Aim: Copy every record exactly, and keep the pictures out.

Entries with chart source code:
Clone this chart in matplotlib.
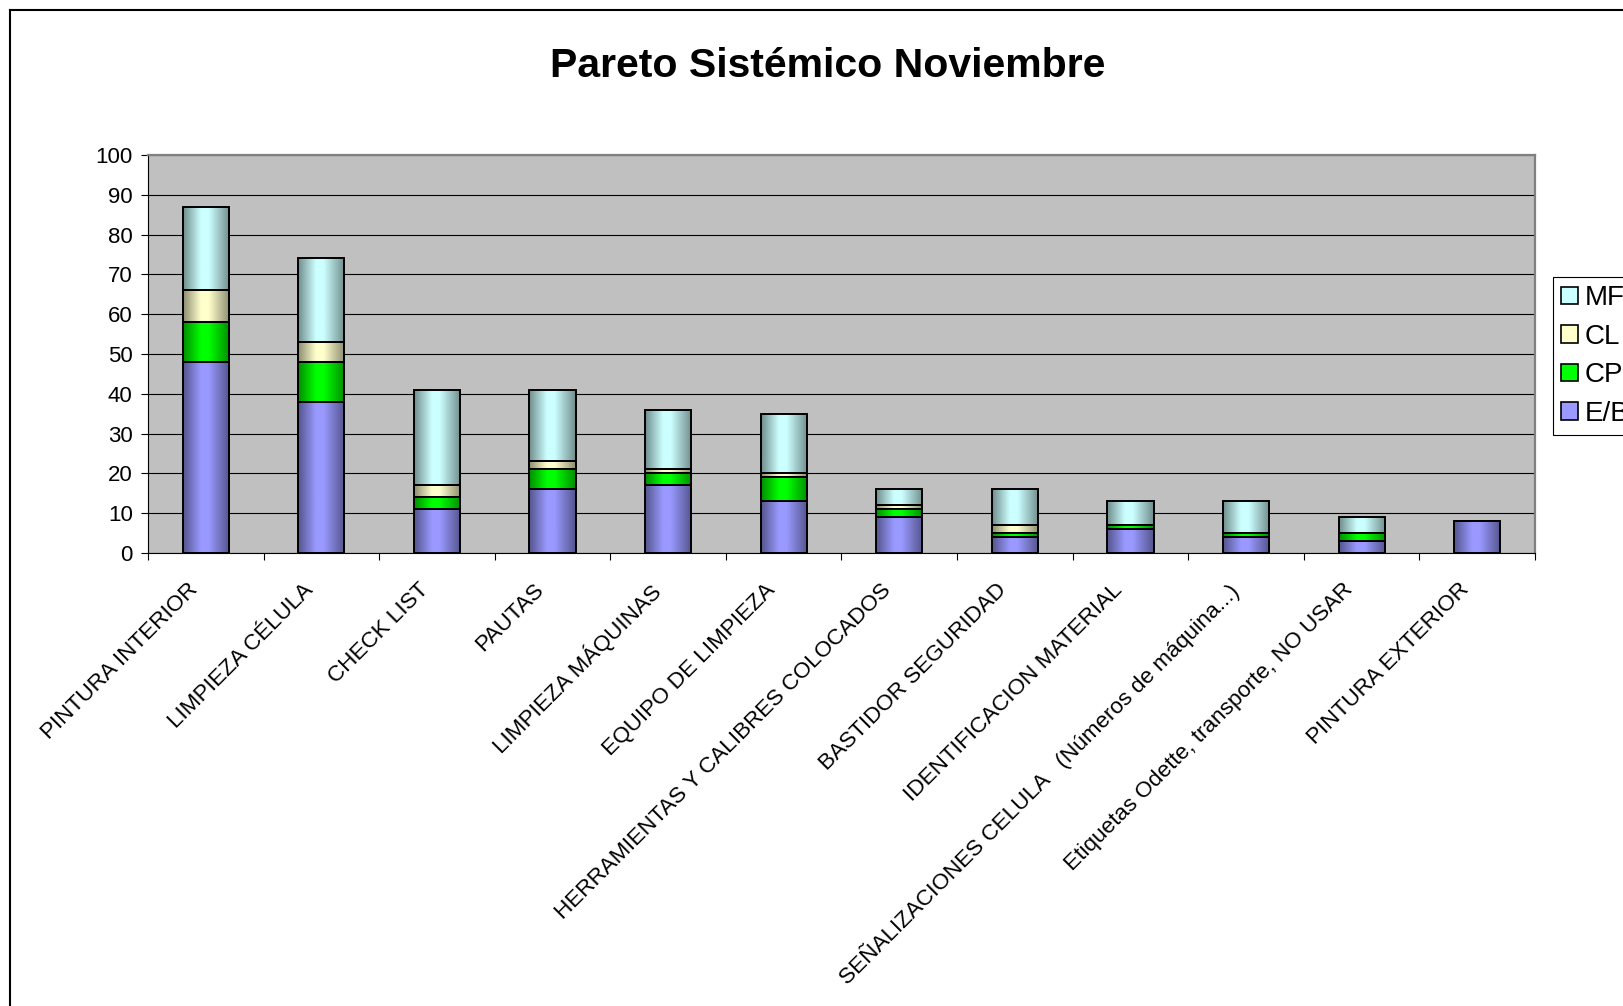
import numpy as np
import matplotlib
matplotlib.use("Agg")
import matplotlib.pyplot as plt
from matplotlib.colors import LinearSegmentedColormap, to_rgb
from matplotlib.patches import Patch
from matplotlib.lines import Line2D
from matplotlib.transforms import ScaledTranslation

plt.rcParams['font.family'] = ['Liberation Sans', 'DejaVu Sans']

categories = [
    'PINTURA INTERIOR',
    'LIMPIEZA CÉLULA',
    'CHECK LIST',
    'PAUTAS',
    'LIMPIEZA MÁQUINAS',
    'EQUIPO DE LIMPIEZA',
    'HERRAMIENTAS Y CALIBRES COLOCADOS',
    'BASTIDOR SEGURIDAD',
    'IDENTIFICACION MATERIAL',
    'SEÑALIZACIONES CELULA   (Números de máquina...)',
    'Etiquetas Odette, transporte, NO USAR',
    'PINTURA EXTERIOR',
]
eb = [48, 38, 11, 16, 17, 13, 9, 4, 6, 4, 3, 8]
cp = [10, 10, 3, 5, 3, 6, 2, 1, 1, 1, 2, 0]
cl = [8, 5, 3, 2, 1, 1, 1, 2, 0, 0, 0, 0]
mf = [21, 21, 24, 18, 15, 15, 4, 9, 6, 8, 4, 0]

series = [
    ('E/B', eb, '#9999FF'),
    ('CP', cp, '#00FF00'),
    ('CL', cl, '#FFFFCC'),
    ('MF', mf, '#CCFFFF'),
]


def shade_cmap(color, dark=0.55):
    # dark edges, light centre: cylinder-like shading across each bar
    c = np.array(to_rgb(color))
    d = c * dark
    return LinearSegmentedColormap.from_list(
        'shade', [(0, d), (0.38, c), (0.55, c), (1, d)])


W, H = 1623, 1006
fig = plt.figure(figsize=(W / 100, H / 100), dpi=100)
ax = fig.add_axes([148 / W, 1 - 553 / H, (1535 - 148) / W, (553 - 155) / H])
ax.set_facecolor('#C0C0C0')

x = np.arange(len(categories))
width = 0.4
grad = np.linspace(0, 1, 128).reshape(1, -1)
bottom = np.zeros(len(categories))
for name, vals, color in series:
    vals = np.array(vals, dtype=float)
    bars = ax.bar(x, vals, width, bottom=bottom, facecolor='none',
                  edgecolor='black', linewidth=1.4, zorder=3)
    cmap = shade_cmap(color)
    for b, v in zip(bars, vals):
        if v > 0:
            x0, y0 = b.get_x(), b.get_y()
            ax.imshow(grad, cmap=cmap, aspect='auto', interpolation='bilinear',
                      extent=[x0, x0 + b.get_width(), y0, y0 + b.get_height()],
                      zorder=2)
    bottom += vals

ax.set_xlim(-0.5, len(categories) - 0.5)
ax.set_ylim(0, 100)

ax.yaxis.grid(True, color='black', linewidth=0.8)
ax.set_axisbelow(True)
for side in ('left', 'bottom'):
    ax.spines[side].set_color('black')
    ax.spines[side].set_linewidth(0.8)
for side in ('top', 'right'):
    ax.spines[side].set_color('#808080')
    ax.spines[side].set_linewidth(1.6)

ax.set_yticks(range(0, 101, 10))
ax.tick_params(axis='y', direction='out', length=5, width=0.8, labelsize=16, pad=6)

ax.set_xticks(x)
ax.set_xticklabels(categories, rotation=45, ha='right', va='top',
                   rotation_mode='anchor', fontsize=16.2)
ax.set_xticks(np.arange(-0.5, len(categories), 1), minor=True)
ax.tick_params(axis='x', which='major', length=0, pad=19)
ax.tick_params(axis='x', which='minor', direction='out', length=5, width=0.8)
shift = ScaledTranslation(-19 / 100, 0, fig.dpi_scale_trans)
for lbl in ax.get_xticklabels():
    lbl.set_transform(lbl.get_transform() + shift)

handles = [Patch(facecolor=c, edgecolor='black', linewidth=1.2, label=n)
           for n, _, c in reversed(series)]
leg = fig.legend(handles=handles, loc='upper left',
                 bbox_to_anchor=(1553 / W, 1 - 277 / H), bbox_transform=fig.transFigure,
                 frameon=True, fancybox=False, edgecolor='black', framealpha=1,
                 fontsize=20, handlelength=0.6, handleheight=0.6, handletextpad=0.25,
                 labelspacing=0.45, borderpad=0.3, borderaxespad=0)
leg.get_frame().set_linewidth(0.8)

fig.text(827.6 / W, 1 - 66 / H, 'Pareto Sistémico Noviembre', ha='center', va='center',
         fontsize=29.5, fontweight='bold')

# chart area outline (left and top edges)
bx, by = 9.5 / W, 1 - 10 / H
fig.add_artist(Line2D([bx, bx], [0, by], transform=fig.transFigure, color='black', linewidth=1.5))
fig.add_artist(Line2D([bx, 1], [by, by], transform=fig.transFigure, color='black', linewidth=1.5))

fig.savefig('out.png', dpi=100)
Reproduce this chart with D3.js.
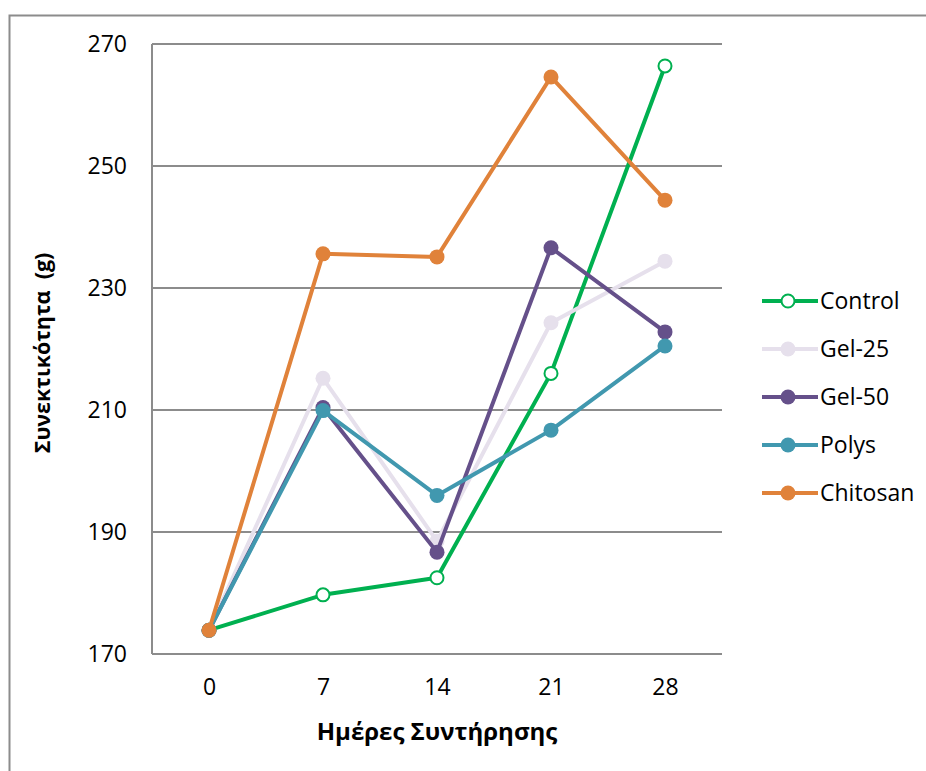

Output:
Clone this chart in matplotlib.
import numpy as np
import matplotlib
matplotlib.use("Agg")
import matplotlib.pyplot as plt
from matplotlib.colors import LinearSegmentedColormap, to_rgb
from matplotlib.patches import Patch
from matplotlib.lines import Line2D
from matplotlib.transforms import ScaledTranslation

plt.rcParams['font.family'] = ['Liberation Sans', 'DejaVu Sans']

categories = [
    'PINTURA INTERIOR',
    'LIMPIEZA CÉLULA',
    'CHECK LIST',
    'PAUTAS',
    'LIMPIEZA MÁQUINAS',
    'EQUIPO DE LIMPIEZA',
    'HERRAMIENTAS Y CALIBRES COLOCADOS',
    'BASTIDOR SEGURIDAD',
    'IDENTIFICACION MATERIAL',
    'SEÑALIZACIONES CELULA   (Números de máquina...)',
    'Etiquetas Odette, transporte, NO USAR',
    'PINTURA EXTERIOR',
]
eb = [48, 38, 11, 16, 17, 13, 9, 4, 6, 4, 3, 8]
cp = [10, 10, 3, 5, 3, 6, 2, 1, 1, 1, 2, 0]
cl = [8, 5, 3, 2, 1, 1, 1, 2, 0, 0, 0, 0]
mf = [21, 21, 24, 18, 15, 15, 4, 9, 6, 8, 4, 0]

series = [
    ('E/B', eb, '#9999FF'),
    ('CP', cp, '#00FF00'),
    ('CL', cl, '#FFFFCC'),
    ('MF', mf, '#CCFFFF'),
]


def shade_cmap(color, dark=0.55):
    # dark edges, light centre: cylinder-like shading across each bar
    c = np.array(to_rgb(color))
    d = c * dark
    return LinearSegmentedColormap.from_list(
        'shade', [(0, d), (0.38, c), (0.55, c), (1, d)])


W, H = 1623, 1006
fig = plt.figure(figsize=(W / 100, H / 100), dpi=100)
ax = fig.add_axes([148 / W, 1 - 553 / H, (1535 - 148) / W, (553 - 155) / H])
ax.set_facecolor('#C0C0C0')

x = np.arange(len(categories))
width = 0.4
grad = np.linspace(0, 1, 128).reshape(1, -1)
bottom = np.zeros(len(categories))
for name, vals, color in series:
    vals = np.array(vals, dtype=float)
    bars = ax.bar(x, vals, width, bottom=bottom, facecolor='none',
                  edgecolor='black', linewidth=1.4, zorder=3)
    cmap = shade_cmap(color)
    for b, v in zip(bars, vals):
        if v > 0:
            x0, y0 = b.get_x(), b.get_y()
            ax.imshow(grad, cmap=cmap, aspect='auto', interpolation='bilinear',
                      extent=[x0, x0 + b.get_width(), y0, y0 + b.get_height()],
                      zorder=2)
    bottom += vals

ax.set_xlim(-0.5, len(categories) - 0.5)
ax.set_ylim(0, 100)

ax.yaxis.grid(True, color='black', linewidth=0.8)
ax.set_axisbelow(True)
for side in ('left', 'bottom'):
    ax.spines[side].set_color('black')
    ax.spines[side].set_linewidth(0.8)
for side in ('top', 'right'):
    ax.spines[side].set_color('#808080')
    ax.spines[side].set_linewidth(1.6)

ax.set_yticks(range(0, 101, 10))
ax.tick_params(axis='y', direction='out', length=5, width=0.8, labelsize=16, pad=6)

ax.set_xticks(x)
ax.set_xticklabels(categories, rotation=45, ha='right', va='top',
                   rotation_mode='anchor', fontsize=16.2)
ax.set_xticks(np.arange(-0.5, len(categories), 1), minor=True)
ax.tick_params(axis='x', which='major', length=0, pad=19)
ax.tick_params(axis='x', which='minor', direction='out', length=5, width=0.8)
shift = ScaledTranslation(-19 / 100, 0, fig.dpi_scale_trans)
for lbl in ax.get_xticklabels():
    lbl.set_transform(lbl.get_transform() + shift)

handles = [Patch(facecolor=c, edgecolor='black', linewidth=1.2, label=n)
           for n, _, c in reversed(series)]
leg = fig.legend(handles=handles, loc='upper left',
                 bbox_to_anchor=(1553 / W, 1 - 277 / H), bbox_transform=fig.transFigure,
                 frameon=True, fancybox=False, edgecolor='black', framealpha=1,
                 fontsize=20, handlelength=0.6, handleheight=0.6, handletextpad=0.25,
                 labelspacing=0.45, borderpad=0.3, borderaxespad=0)
leg.get_frame().set_linewidth(0.8)

fig.text(827.6 / W, 1 - 66 / H, 'Pareto Sistémico Noviembre', ha='center', va='center',
         fontsize=29.5, fontweight='bold')

# chart area outline (left and top edges)
bx, by = 9.5 / W, 1 - 10 / H
fig.add_artist(Line2D([bx, bx], [0, by], transform=fig.transFigure, color='black', linewidth=1.5))
fig.add_artist(Line2D([bx, 1], [by, by], transform=fig.transFigure, color='black', linewidth=1.5))

fig.savefig('out.png', dpi=100)
Reproduce this chart with D3.js.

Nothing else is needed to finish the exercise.